初始状态下，所有的节点都是Follower。这里会调用becomeFollower方法，主要注意的是：

reset方法会重置Raft状态，并且随机生成一个选主超时时间
注意tickElection方法，调用Tick时会调用该方法

func (r *raft) becomeFollower(term uint64, lead uint64) {
	r.step = stepFollower // Follower被调用Step/Propose时可能调用的函数
	r.reset(term) // 重置状态
	r.tick = r.tickElection // Follower被调用Tick时需要调用的函数
	r.lead = lead
	r.state = StateFollower // 设置角色为Follower
	r.logger.Infof("%x became follower at term %d", r.id, r.Term)
}

func (r *raft) reset(term uint64) {
	// ...
	r.electionElapsed = 0
	r.heartbeatElapsed = 0
	r.resetRandomizedElectionTimeout() // 随机生成一个选主超时时间
	// ...
}

触发选主必定在调用Node的Tick时触发，最终会调用tickElection，它可能会触发选主：

func (r *raft) tickElection() {
	r.electionElapsed++ // 首先给electionElapsed计数+1
	// 若节点可以成为Leader，且超时，则会给自己发送MsgHup消息，表示触发选主
	if r.promotable() && r.pastElectionTimeout() {
		r.electionElapsed = 0
		r.Step(pb.Message{From: r.id, Type: pb.MsgHup})
	}
}

func (r *raft) promotable() bool {
	pr := r.prs.Progress[r.id]
    // 是否可以成为Leader，必须满足：
    // 1. 节点自己必须在集群配置中
    // 2. 节点自己不是Learner
    // 3. 节点不能有没持久化的快照
	return pr != nil && !pr.IsLearner && !r.raftLog.hasPendingSnapshot()
}

从上面可知，选主一旦触发，就会给自己发送MsgHup消息，最后会在下面的代码块处理：

func (r *raft) Step(m pb.Message) error {
	// ...
    switch m.Type {
	case pb.MsgHup:
		if r.preVote {
			r.hup(campaignPreElection)
		} else {
			r.hup(campaignElection)
		}
        // ...
    }
    // ...
}

我们看到这里就会触发选主。

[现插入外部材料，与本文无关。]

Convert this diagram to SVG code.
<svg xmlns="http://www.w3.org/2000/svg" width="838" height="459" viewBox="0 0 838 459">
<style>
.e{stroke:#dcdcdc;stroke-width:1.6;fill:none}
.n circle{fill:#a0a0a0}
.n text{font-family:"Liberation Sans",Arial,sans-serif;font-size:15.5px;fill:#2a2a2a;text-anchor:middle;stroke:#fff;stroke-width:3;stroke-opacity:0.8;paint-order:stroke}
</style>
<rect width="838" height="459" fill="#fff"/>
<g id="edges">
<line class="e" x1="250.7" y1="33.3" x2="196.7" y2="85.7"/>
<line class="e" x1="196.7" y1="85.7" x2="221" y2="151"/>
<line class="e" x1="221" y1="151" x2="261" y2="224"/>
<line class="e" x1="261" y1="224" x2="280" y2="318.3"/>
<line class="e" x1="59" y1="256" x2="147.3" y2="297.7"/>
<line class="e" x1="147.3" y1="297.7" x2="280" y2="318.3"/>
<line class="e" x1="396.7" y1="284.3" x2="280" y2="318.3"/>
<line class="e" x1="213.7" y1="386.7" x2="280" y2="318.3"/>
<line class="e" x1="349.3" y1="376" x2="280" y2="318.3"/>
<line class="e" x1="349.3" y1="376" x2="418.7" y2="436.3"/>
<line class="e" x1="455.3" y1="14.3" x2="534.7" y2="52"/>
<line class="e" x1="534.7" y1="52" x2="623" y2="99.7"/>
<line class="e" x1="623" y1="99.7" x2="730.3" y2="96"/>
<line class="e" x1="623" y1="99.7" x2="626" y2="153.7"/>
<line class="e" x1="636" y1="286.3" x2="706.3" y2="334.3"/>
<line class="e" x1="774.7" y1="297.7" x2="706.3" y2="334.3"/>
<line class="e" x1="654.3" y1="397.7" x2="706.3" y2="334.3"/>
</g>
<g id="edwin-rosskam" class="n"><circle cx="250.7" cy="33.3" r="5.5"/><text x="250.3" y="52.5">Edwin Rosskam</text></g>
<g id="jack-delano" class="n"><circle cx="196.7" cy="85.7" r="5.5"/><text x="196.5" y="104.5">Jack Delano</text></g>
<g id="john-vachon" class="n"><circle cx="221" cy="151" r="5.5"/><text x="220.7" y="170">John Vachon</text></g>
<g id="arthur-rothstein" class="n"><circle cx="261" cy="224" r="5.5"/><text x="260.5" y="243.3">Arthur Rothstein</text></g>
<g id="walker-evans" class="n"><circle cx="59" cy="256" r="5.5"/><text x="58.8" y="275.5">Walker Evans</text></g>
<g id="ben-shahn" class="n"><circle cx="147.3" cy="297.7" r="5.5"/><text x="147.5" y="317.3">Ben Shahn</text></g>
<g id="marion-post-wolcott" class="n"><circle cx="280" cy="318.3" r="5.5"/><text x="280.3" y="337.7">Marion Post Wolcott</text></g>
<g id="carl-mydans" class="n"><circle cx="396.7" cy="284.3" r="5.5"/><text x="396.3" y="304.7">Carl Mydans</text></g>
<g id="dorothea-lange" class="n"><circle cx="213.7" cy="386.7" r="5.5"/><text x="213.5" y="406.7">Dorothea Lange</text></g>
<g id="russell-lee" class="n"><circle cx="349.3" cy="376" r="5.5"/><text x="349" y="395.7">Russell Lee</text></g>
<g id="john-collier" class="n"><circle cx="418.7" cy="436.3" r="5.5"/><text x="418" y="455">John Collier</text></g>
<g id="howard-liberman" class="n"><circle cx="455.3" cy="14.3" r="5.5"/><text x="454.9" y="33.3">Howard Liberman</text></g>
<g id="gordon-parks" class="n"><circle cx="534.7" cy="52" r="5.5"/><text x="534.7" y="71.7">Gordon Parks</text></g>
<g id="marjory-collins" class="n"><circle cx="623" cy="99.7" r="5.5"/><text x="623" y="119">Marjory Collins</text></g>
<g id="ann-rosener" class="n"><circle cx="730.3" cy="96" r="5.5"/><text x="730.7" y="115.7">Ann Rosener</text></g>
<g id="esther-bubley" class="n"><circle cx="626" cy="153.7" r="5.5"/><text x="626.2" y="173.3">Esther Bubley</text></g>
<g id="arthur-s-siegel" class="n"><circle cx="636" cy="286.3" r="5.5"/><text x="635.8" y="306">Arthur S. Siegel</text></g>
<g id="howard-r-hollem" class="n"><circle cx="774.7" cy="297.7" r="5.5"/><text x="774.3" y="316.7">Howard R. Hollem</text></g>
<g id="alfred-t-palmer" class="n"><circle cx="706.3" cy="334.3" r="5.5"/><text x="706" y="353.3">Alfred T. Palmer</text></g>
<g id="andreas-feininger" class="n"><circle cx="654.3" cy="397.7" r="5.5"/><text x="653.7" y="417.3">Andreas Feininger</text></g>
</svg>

不过这里有一个PreVote的分支，这在Raft论文中没有提及，这在下文会说明。

3.2. PreVote

a) 思想

原始选主过程中，状态变化为：Follower -> Candidate -> Leader；

而etcd-raft中加入了PreVote，状态变化为：Follower -> PreCandidate -> Candidate -> Leader。

PreVote中，要成为Candidate，还需要确认自己有可能获得集群中大部分节点的投票，这样才能将自己的Term加1，发起真正的选主。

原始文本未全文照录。